COLLECT of SET-WORD! + TEXT!... UPARSE REDUCE?

I was trying to do something that came out a little awkward, and wondered if there was a better way.

Imagine you have data like:

[foo: "a" bar: "b" | foo: "c" bar: "d"]

And you want to write a UPARSE rule with COLLECT to get:

[[foo: "a" bar: "b"] [foo: "c" bar: "d"]]

So you're recognizing specific SET-WORD!s, each of which you expect to be followed by TEXT!.

What I did was a bit awkward:

>> data: [foo: "a" bar: "b" | foo: "c" bar: "d"]

>> uparse data [collect while further [keep ^ collect [
       [keep [^ 'foo:], keep text!]
       [keep [^ 'bar:], keep text!]
       ['| | <end>]
   ]]]
== [[foo: "a" bar: "b"] [foo: "c" bar: "d"]]

If you don't like the ^ then use only. Here are a few points demonstrated:

>> uparse data [collect while further keep only collect [
       [keep [only the foo:] keep text!]
       [keep only the bar:, keep text!]
       ['| | <end>]
   ]]
== [[foo: "a" bar: "b"] [foo: "c" bar: "d"]]
  • You can use THE if you don't like the quote marks.

  • We're in a world where only 3 becomes only [3], so it's not like "KEEP ONLY" is a keyword. This means you can move things around... keep [only the foo:] is just as valid as having the ONLY outside the block.

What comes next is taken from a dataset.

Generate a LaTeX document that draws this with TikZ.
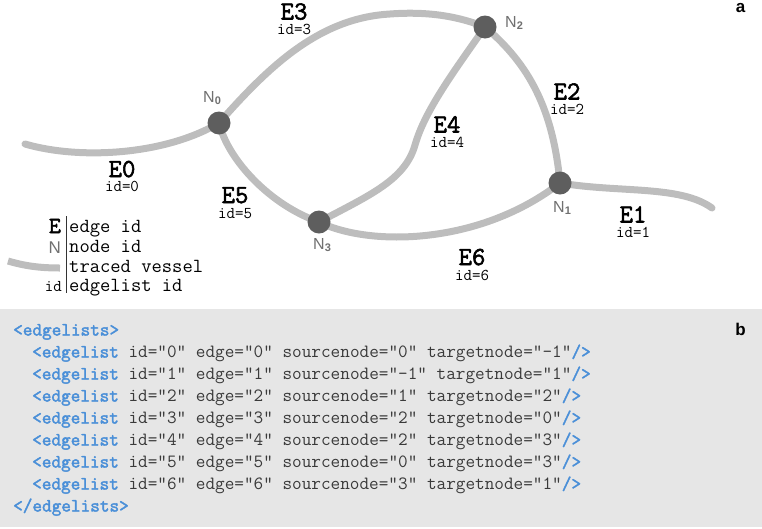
\documentclass[tikz,border=0pt]{standalone}
\usepackage{fontspec}
\newfontfamily\sansf{Liberation Sans}
\newfontfamily\ttb{Latin Modern Mono}[FakeBold=2.2]
\definecolor{vessel}{HTML}{BDBDBD}
\definecolor{nodefill}{HTML}{5E5E5E}
\definecolor{nlabel}{HTML}{707070}
\definecolor{panelgray}{HTML}{E6E6E6}
\definecolor{codeblue}{HTML}{4A8FD8}
\definecolor{codetext}{HTML}{3A3A3A}
\newcommand\tg[1]{\textcolor{codeblue}{\ttb #1}}
\newcommand\nlab[1]{{\sansf N\raisebox{-2.5pt}{\fontsize{11}{11}\selectfont\bfseries #1}}}
\newcommand\monospaces{\spaceskip=0.515em\relax\xspaceskip=0.515em\relax}
\tikzset{
  vesselline/.style={draw=vessel, line width=7pt, line cap=round},
  vnode/.style={circle, fill=nodefill, minimum size=23pt, inner sep=0pt},
  elab/.style={anchor=base, inner sep=0pt, font=\ttb\fontsize{26}{26}\selectfont},
  idlab/.style={anchor=base, inner sep=0pt, font=\ttfamily\fontsize{16.5}{16.5}\selectfont},
  nodelab/.style={anchor=base west, inner sep=0pt, text=nlabel, font=\fontsize{16}{16}\selectfont},
  legtext/.style={anchor=base west, inner sep=0pt, font=\ttfamily\fontsize{20}{20}\selectfont\monospaces},
  code/.style={anchor=base west, inner sep=0pt, text=codetext, font=\ttfamily\fontsize{18.7}{18.7}\selectfont\monospaces},
  panel/.style={anchor=base, inner sep=0pt, font=\sansf\bfseries\fontsize{17}{17}\selectfont}
}
\begin{document}
\begin{tikzpicture}[x=1pt,y=-1pt]
\useasboundingbox (0,0) rectangle (762,528);
% node centres
\coordinate (c0) at (219,123);
\coordinate (c1) at (560,183);
\coordinate (c2) at (485,27);
\coordinate (c3) at (319,222);
\coordinate (e0s) at (25,144);
\coordinate (e1e) at (712,208);
\coordinate (e3top) at (390,14);
\coordinate (e4mid) at (415,145);
% vessels
\draw[vesselline] (e0s) .. controls (80,160) and (165,155) .. (c0);
\draw[vesselline] (c0) .. controls (270,65) and (320,18) .. (e3top) .. controls (430,11) and (460,17) .. (c2);
\draw[vesselline] (c2) .. controls (530,65) and (553,110) .. (c1);
\draw[vesselline] (c2) .. controls (455,70) and (425,110) .. (e4mid) .. controls (405,180) and (370,195) .. (c3);
\draw[vesselline] (c0) .. controls (228,160) and (270,205) .. (c3);
\draw[vesselline] (c3) .. controls (370,247) and (480,245) .. (c1);
\draw[vesselline] (c1) .. controls (620,193) and (680,185) .. (e1e);
% nodes
\node[vnode] (n0) at (c0) {};
\node[vnode] (n1) at (c1) {};
\node[vnode] (n2) at (c2) {};
\node[vnode] (n3) at (c3) {};
% node labels
\node[nodelab] (ln0) at (203,102) {\nlab{0}};
\node[nodelab] (ln1) at (553,212) {\nlab{1}};
\node[nodelab] (ln2) at (505,27) {\nlab{2}};
\node[nodelab] (ln3) at (313,249) {\nlab{3}};
% edge labels
\node[elab] (le3) at (294,19.5) {E3};
\node[idlab] (li3) at (294,34) {id=3};
\node[elab] (le0) at (122,177) {E0};
\node[idlab] (li0) at (122,191.5) {id=0};
\node[elab] (le5) at (235,203) {E5};
\node[idlab] (li5) at (235,218) {id=5};
\node[elab] (le2) at (567,99.5) {E2};
\node[idlab] (li2) at (567,114) {id=2};
\node[elab] (le4) at (447,132.5) {E4};
\node[idlab] (li4) at (447,147) {id=4};
\node[elab] (le1) at (633,222.5) {E1};
\node[idlab] (li1) at (633,237) {id=1};
\node[elab] (le6) at (472,265) {E6};
\node[idlab] (li6) at (472,280.5) {id=6};
% legend
\coordinate (lvs) at (8,261);
\coordinate (lve) at (60,268);
\draw[vesselline, line cap=butt] (lvs) .. controls (25,266) and (40,268) .. (lve);
\coordinate (sept) at (66,216);
\coordinate (sepb) at (66,293);
\draw[line width=0.8pt, draw=black!80] (sept) -- (sepb);
\node[anchor=base east, inner sep=0pt, font=\ttb\fontsize{23}{23}\selectfont] (legE) at (61,233) {E};
\node[anchor=base east, inner sep=0pt, text=nlabel, font=\sansf\fontsize{17}{17}\selectfont] (legN) at (61,253) {N};
\node[anchor=base east, inner sep=0pt, font=\ttfamily\fontsize{16.5}{16.5}\selectfont] (legid) at (62,291) {id};
\node[legtext] (t1) at (69,232) {edge id};
\node[legtext] (t2) at (69,252) {node id};
\node[legtext] (t3) at (69,272) {traced vessel};
\node[legtext] (t4) at (69,291) {edgelist id};
\node[panel] (pa) at (740.5,12) {a};
% panel b
\fill[panelgray] (0,309) rectangle (762,527);
\node[panel] (pb) at (740.5,335) {b};
\node[code] (l0) at (13,335.5) {\tg{<edgelists>}};
\node[code] (l1) at (32,357.5) {\tg{<edgelist} id="0" edge="0" sourcenode="0" targetnode="-1"\tg{/>}};
\node[code] (l2) at (32,379.5) {\tg{<edgelist} id="1" edge="1" sourcenode="-1" targetnode="1"\tg{/>}};
\node[code] (l3) at (32,401.5) {\tg{<edgelist} id="2" edge="2" sourcenode="1" targetnode="2"\tg{/>}};
\node[code] (l4) at (32,423.5) {\tg{<edgelist} id="3" edge="3" sourcenode="2" targetnode="0"\tg{/>}};
\node[code] (l5) at (32,445.5) {\tg{<edgelist} id="4" edge="4" sourcenode="2" targetnode="3"\tg{/>}};
\node[code] (l6) at (32,467.5) {\tg{<edgelist} id="5" edge="5" sourcenode="0" targetnode="3"\tg{/>}};
\node[code] (l7) at (32,489.5) {\tg{<edgelist} id="6" edge="6" sourcenode="3" targetnode="1"\tg{/>}};
\node[code] (l8) at (13,511.5) {\tg{</edgelists>}};
\end{tikzpicture}
\end{document}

  • You can play around with the dynamics of BLOCK!s and COMMA!s. Sometimes the presence of a BLOCK! makes a comma unnecessary.

    • Sidenote: I actually think we should strongly discourage the idea of commas having semantic meaning in dialects. The status quo should be that they just provide visual separation...and the only impact adding them should have would be an error if they're not put in an "interstitial" position.

What Would Make This Better?

Readability is helped by breaking things into parts of course. Maybe people would like <end> stop better than having to think about FURTHER... like, just stop iterating when you reach the end...vs. make sure each iteration makes progress:

foobar-rule: [collect [
    [keep only ['foo:] keep text!]
    [keep only ['bar:] keep text!]
]]

uparse data [collect while [
    keep only foobar-rule
    ['| | <end> stop]
]]

But what was actually bugging me a little bit was having to write two KEEPs in order to pick up the SET-WORD! and the accompanying TEXT!. We know in ordinary KEEP you can just COLLECT a block:

>> collect [keep [foo: "a"]]
== [foo: "a"]

Is there any way to match the pattern foo: "a" and KEEP it in one step?

REDUCE, but for UPARSE?

What I was wanting was something like REDUCE to resolve to all the items individually:

>> uparse [1 2] [integer! integer!]  ; typical case, last result fallout
== 2

>> uparse [1 2] [reduce [integer! integer!]]  ; REDUCE keeps processed items
== [1 2]

UPARSE has alternate meanings for WHILE, and ANY, and many other things. Does it make sense to call this REDUCE?

Such a feature would let the FOOBAR-RULE cleanup a bit:

foobar-rule: [collect [  ; old way
    [keep only ['foo:] keep text!]
    [keep only ['bar:] keep text!]
]]

=>

foobar-rule: [collect [  ; new way
    keep reduce @['foo:, text!]
    keep reduce @['bar:, text!]
]]

Note that the REDUCE combinator would need to take its block as an @[...] or become a "quoting combinator". This is because if it were left as a plain BLOCK! combinator, then REDUCE would not have access to the individual pieces of the block...only the advancement and the result.

But, maybe you could do it with GET-BLOCK!:

foobar-rule: [collect [
    keep :['foo:, text!]
    keep :['bar:, text!]
]]

This idea of combinators that break the rules on the meaning of BLOCK! is a heavy thing to think about. There's some semantically tricky stuff and some technically tricky stuff involved.

But one way or another, I think we need this. Thoughts?